(Direction)
Report how many lines of the following entries include the string "that"; respond with the number alone.

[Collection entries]
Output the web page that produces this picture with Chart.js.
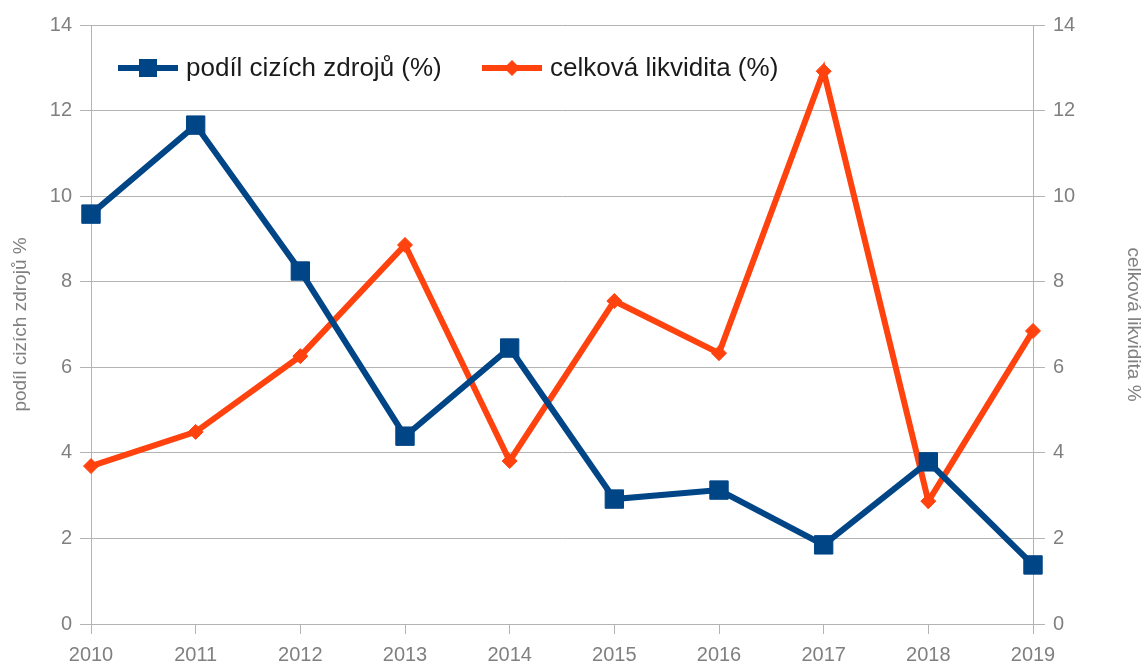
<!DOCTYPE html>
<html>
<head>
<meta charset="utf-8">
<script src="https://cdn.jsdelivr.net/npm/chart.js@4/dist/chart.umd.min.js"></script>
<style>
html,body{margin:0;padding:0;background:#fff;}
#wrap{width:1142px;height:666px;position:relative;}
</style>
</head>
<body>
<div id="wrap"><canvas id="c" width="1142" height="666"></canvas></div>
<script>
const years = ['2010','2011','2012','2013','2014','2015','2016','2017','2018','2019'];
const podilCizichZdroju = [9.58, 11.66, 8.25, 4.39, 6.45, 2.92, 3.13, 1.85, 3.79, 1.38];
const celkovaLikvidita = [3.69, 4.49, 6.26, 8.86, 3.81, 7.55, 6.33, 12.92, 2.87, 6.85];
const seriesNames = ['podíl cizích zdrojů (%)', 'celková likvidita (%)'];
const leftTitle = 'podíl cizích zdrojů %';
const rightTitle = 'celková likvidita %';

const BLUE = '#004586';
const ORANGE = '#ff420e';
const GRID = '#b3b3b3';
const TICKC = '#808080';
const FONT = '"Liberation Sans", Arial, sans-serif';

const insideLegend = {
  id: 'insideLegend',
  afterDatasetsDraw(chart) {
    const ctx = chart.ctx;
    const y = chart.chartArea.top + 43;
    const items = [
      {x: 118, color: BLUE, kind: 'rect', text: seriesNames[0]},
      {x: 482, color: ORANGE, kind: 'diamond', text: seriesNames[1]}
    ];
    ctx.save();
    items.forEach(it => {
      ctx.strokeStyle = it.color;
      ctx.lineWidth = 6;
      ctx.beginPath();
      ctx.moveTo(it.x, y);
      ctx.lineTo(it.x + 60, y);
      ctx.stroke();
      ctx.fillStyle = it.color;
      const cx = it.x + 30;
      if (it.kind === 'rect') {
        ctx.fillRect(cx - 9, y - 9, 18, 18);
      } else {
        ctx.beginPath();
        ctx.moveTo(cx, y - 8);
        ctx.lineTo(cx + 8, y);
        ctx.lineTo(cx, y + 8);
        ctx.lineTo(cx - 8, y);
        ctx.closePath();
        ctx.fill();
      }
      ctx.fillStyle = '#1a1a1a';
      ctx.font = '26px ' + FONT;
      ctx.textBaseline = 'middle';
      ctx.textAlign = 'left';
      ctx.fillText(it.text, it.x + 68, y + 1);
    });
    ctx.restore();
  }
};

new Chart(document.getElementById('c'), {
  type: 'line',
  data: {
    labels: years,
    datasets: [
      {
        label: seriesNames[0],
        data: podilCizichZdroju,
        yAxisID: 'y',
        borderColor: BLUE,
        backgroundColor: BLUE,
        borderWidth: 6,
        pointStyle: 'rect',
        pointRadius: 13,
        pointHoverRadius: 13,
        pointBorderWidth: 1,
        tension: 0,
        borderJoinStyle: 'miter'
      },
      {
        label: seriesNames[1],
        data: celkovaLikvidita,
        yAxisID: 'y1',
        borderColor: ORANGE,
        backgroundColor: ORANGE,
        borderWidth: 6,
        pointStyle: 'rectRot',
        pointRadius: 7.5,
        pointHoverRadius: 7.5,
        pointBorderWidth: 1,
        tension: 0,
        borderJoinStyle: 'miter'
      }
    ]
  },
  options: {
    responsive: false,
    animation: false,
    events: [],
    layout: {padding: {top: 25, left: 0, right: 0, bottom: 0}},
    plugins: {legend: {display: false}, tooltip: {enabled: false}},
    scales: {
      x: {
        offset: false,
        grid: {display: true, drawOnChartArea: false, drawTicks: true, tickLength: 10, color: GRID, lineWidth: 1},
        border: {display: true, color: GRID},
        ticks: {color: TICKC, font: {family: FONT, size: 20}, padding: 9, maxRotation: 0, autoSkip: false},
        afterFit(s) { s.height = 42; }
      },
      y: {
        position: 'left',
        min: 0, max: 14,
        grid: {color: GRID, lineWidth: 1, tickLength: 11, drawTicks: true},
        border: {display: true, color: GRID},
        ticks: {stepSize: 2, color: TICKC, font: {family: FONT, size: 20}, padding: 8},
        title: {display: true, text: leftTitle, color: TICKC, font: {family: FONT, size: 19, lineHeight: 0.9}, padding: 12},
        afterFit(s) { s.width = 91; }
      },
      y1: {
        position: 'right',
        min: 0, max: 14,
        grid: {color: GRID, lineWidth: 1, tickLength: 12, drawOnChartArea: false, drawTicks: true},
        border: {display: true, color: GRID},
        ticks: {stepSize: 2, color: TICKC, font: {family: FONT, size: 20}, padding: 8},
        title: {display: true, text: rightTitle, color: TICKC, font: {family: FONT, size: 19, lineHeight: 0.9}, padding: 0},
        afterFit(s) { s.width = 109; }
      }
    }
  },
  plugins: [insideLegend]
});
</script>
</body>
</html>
...
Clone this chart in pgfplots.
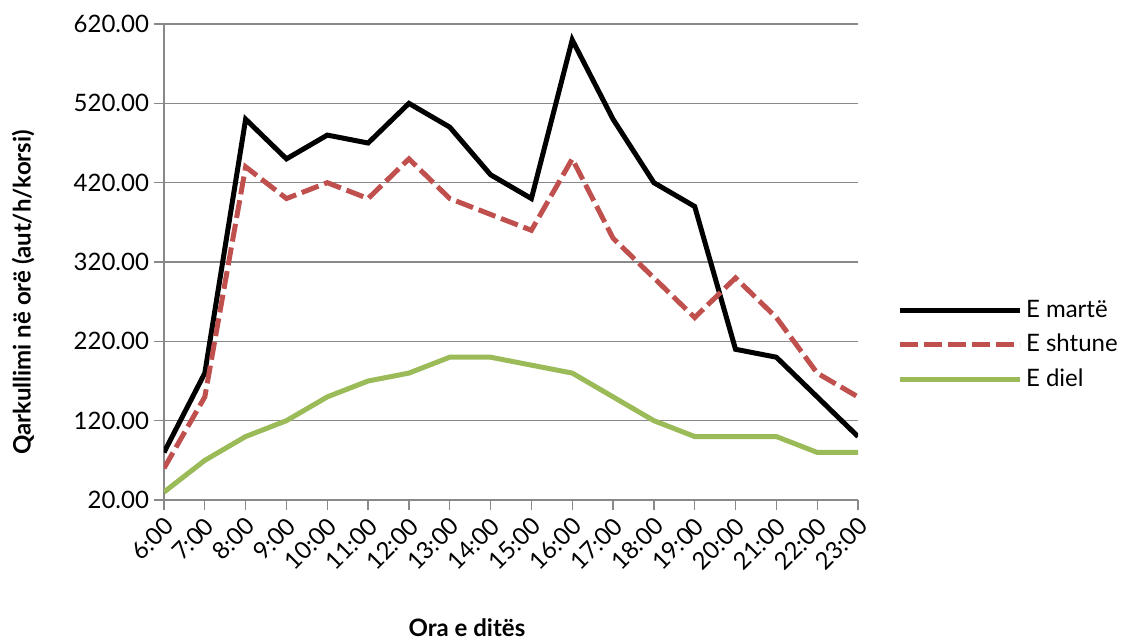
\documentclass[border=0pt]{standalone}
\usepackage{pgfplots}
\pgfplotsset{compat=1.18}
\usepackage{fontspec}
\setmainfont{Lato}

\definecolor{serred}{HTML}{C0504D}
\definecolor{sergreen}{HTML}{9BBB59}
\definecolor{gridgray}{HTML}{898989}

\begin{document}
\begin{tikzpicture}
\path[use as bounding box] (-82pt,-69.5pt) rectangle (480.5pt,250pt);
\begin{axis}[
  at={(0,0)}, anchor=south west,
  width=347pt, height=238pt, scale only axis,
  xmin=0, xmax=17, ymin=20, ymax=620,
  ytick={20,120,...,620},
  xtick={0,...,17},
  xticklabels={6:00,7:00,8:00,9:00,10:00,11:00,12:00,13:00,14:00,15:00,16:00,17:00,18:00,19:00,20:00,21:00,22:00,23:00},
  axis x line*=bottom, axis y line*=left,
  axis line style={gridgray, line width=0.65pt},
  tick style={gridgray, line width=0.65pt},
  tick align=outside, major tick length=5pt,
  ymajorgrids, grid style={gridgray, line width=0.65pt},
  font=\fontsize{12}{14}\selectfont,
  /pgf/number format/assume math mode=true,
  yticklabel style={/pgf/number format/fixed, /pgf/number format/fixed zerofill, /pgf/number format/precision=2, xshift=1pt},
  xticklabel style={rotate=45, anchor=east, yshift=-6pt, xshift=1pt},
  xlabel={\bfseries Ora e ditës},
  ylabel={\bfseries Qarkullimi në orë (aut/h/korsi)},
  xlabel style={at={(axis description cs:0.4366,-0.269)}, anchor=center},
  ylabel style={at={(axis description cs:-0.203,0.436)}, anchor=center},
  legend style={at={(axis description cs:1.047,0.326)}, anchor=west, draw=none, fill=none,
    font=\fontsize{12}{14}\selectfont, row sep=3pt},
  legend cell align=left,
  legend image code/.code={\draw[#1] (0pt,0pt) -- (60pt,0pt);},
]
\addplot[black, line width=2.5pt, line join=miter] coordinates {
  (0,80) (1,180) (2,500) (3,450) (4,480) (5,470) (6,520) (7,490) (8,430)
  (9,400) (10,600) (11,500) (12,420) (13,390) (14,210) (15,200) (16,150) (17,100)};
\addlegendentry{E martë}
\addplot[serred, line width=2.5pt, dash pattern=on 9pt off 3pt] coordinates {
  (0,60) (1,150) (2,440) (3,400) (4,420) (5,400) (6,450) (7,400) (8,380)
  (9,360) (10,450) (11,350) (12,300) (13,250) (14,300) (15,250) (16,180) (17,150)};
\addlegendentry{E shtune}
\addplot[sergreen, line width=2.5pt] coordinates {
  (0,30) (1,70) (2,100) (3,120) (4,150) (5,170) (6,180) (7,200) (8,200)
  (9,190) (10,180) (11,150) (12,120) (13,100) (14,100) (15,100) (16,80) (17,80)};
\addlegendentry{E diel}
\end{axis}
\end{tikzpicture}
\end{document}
--
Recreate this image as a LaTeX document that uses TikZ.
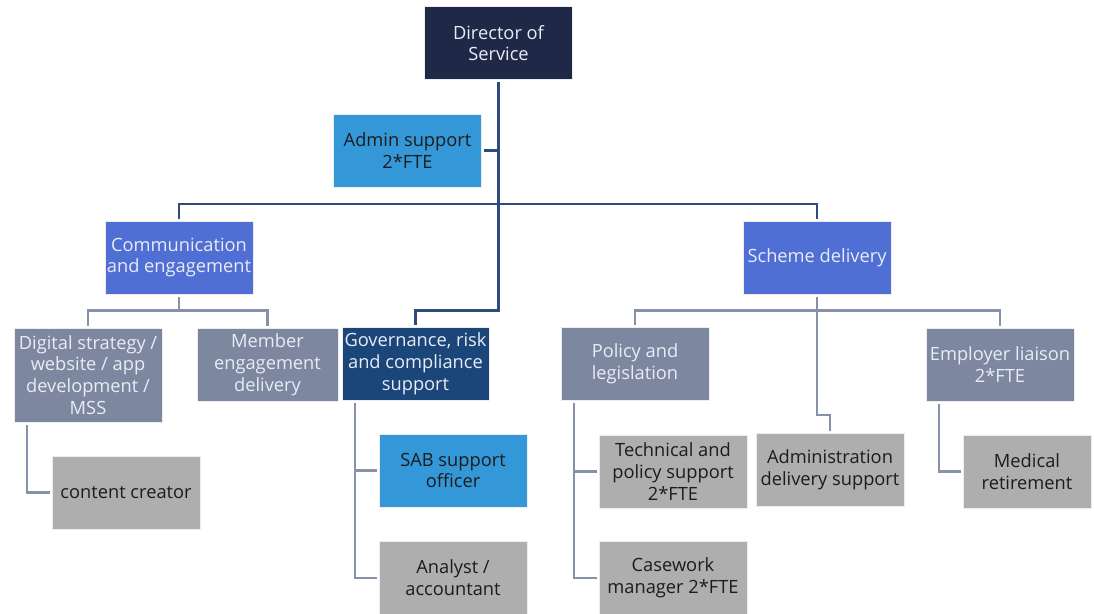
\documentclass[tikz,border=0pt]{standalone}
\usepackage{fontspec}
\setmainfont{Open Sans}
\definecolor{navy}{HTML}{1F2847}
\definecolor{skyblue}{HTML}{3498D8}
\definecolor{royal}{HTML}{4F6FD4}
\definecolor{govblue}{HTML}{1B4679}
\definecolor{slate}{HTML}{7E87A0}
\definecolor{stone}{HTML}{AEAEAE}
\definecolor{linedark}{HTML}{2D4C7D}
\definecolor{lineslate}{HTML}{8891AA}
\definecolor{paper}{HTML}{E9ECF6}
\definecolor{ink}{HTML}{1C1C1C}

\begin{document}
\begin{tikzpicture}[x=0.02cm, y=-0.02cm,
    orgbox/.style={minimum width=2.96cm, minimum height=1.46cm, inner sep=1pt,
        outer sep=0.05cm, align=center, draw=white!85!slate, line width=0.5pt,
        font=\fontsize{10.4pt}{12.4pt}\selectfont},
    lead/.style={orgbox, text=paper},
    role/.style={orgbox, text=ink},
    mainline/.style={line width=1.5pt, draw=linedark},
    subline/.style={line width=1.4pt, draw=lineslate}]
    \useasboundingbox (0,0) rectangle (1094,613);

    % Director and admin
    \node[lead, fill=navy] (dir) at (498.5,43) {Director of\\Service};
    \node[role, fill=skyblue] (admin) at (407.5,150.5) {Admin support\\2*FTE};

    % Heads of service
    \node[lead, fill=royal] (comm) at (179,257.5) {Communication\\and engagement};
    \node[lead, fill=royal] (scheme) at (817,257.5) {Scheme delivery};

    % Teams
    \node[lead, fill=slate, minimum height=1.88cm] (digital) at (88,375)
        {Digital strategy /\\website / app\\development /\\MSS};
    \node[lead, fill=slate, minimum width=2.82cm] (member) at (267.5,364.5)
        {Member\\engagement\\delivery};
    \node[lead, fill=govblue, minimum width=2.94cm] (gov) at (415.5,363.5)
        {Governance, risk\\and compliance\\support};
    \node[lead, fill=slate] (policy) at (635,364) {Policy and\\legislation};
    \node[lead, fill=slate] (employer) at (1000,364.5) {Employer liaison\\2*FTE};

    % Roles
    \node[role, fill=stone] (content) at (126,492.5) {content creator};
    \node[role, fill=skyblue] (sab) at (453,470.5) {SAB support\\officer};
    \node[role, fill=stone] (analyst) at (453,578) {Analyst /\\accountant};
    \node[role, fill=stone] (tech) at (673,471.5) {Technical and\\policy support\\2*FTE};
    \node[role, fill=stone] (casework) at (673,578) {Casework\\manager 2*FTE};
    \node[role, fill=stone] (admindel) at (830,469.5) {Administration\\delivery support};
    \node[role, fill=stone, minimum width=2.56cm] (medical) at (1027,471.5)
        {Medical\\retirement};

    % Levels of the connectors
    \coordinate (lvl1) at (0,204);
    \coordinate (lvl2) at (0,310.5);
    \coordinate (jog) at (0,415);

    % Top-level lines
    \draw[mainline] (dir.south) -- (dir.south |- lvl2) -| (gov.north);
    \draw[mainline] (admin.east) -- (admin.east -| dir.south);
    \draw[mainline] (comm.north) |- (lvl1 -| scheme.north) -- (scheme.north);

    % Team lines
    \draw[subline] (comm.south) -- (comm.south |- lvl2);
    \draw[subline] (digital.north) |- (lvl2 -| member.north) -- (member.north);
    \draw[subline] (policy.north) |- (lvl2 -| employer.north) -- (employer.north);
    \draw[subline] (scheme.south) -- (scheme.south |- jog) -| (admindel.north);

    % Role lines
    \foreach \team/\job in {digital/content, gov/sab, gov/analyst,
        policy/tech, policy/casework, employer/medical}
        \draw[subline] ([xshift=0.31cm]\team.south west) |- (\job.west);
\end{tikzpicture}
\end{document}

(Written response)
2